> [Problem requirements]: Work through the data below line by line and say how many lines hold "matplotlib"; give only the number.

> [Data block]:
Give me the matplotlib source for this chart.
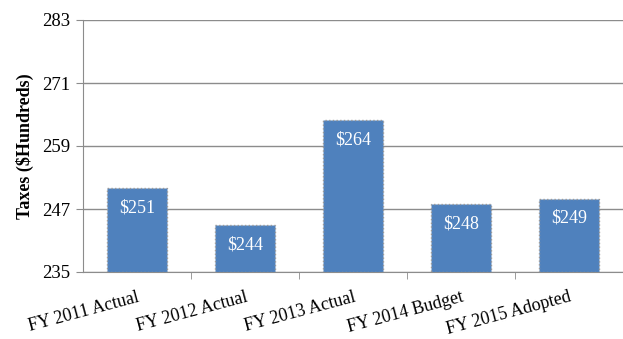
import numpy as np
import matplotlib.pyplot as plt

categories = ['FY 2011 Actual', 'FY 2012 Actual', 'FY 2013 Actual',
              'FY 2014 Budget', 'FY 2015 Adopted']
taxes = [251, 244, 264, 248, 249]
yticks = [235, 247, 259, 271, 283]

plt.rcParams['font.family'] = 'Liberation Serif'

fig = plt.figure(figsize=(6.23, 3.39), dpi=100)
ax = fig.add_axes([83/623, 1 - 272/339, 540/623, 252/339])

x = np.arange(len(categories))
ax.bar(x, [t - 235 for t in taxes], bottom=235, width=0.55,
       color='#4f81bd', edgecolor='#9a9a9a', linewidth=1.0,
       linestyle=':', zorder=3)

# value labels just inside the top of each bar
for xi, t in zip(x, taxes):
    ax.annotate(f'${t}', xy=(xi, t), xytext=(0, -14.4), textcoords='offset points',
                ha='center', va='center', color='white', fontsize=13, zorder=4)

ax.set_xlim(-0.5, len(categories) - 0.5)
ax.set_ylim(235, 283)
ax.set_yticks(yticks)
ax.yaxis.grid(True, color='#8c8c8c', linewidth=1.0, zorder=0)
ax.set_axisbelow(True)

ax.set_xticks(x)
ax.set_xticklabels(categories, rotation=15, ha='right', va='top',
                   rotation_mode='anchor', fontsize=13)
ax.tick_params(axis='x', length=0, pad=12)
ax.set_xticks(np.arange(0.5, len(categories) - 0.5), minor=True)
ax.tick_params(axis='x', which='minor', length=5, color='#8c8c8c', direction='out')
ax.tick_params(axis='y', length=5, color='#8c8c8c', labelsize=13.5, pad=4)

for s in ['top', 'right']:
    ax.spines[s].set_visible(False)
ax.spines['left'].set_color('#8c8c8c')
ax.spines['bottom'].set_color('#8c8c8c')

ax.set_ylabel('Taxes ($Hundreds)', fontsize=13, fontweight='bold', labelpad=6)

fig.savefig('out.png', dpi=100)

> [Complete answer]: 2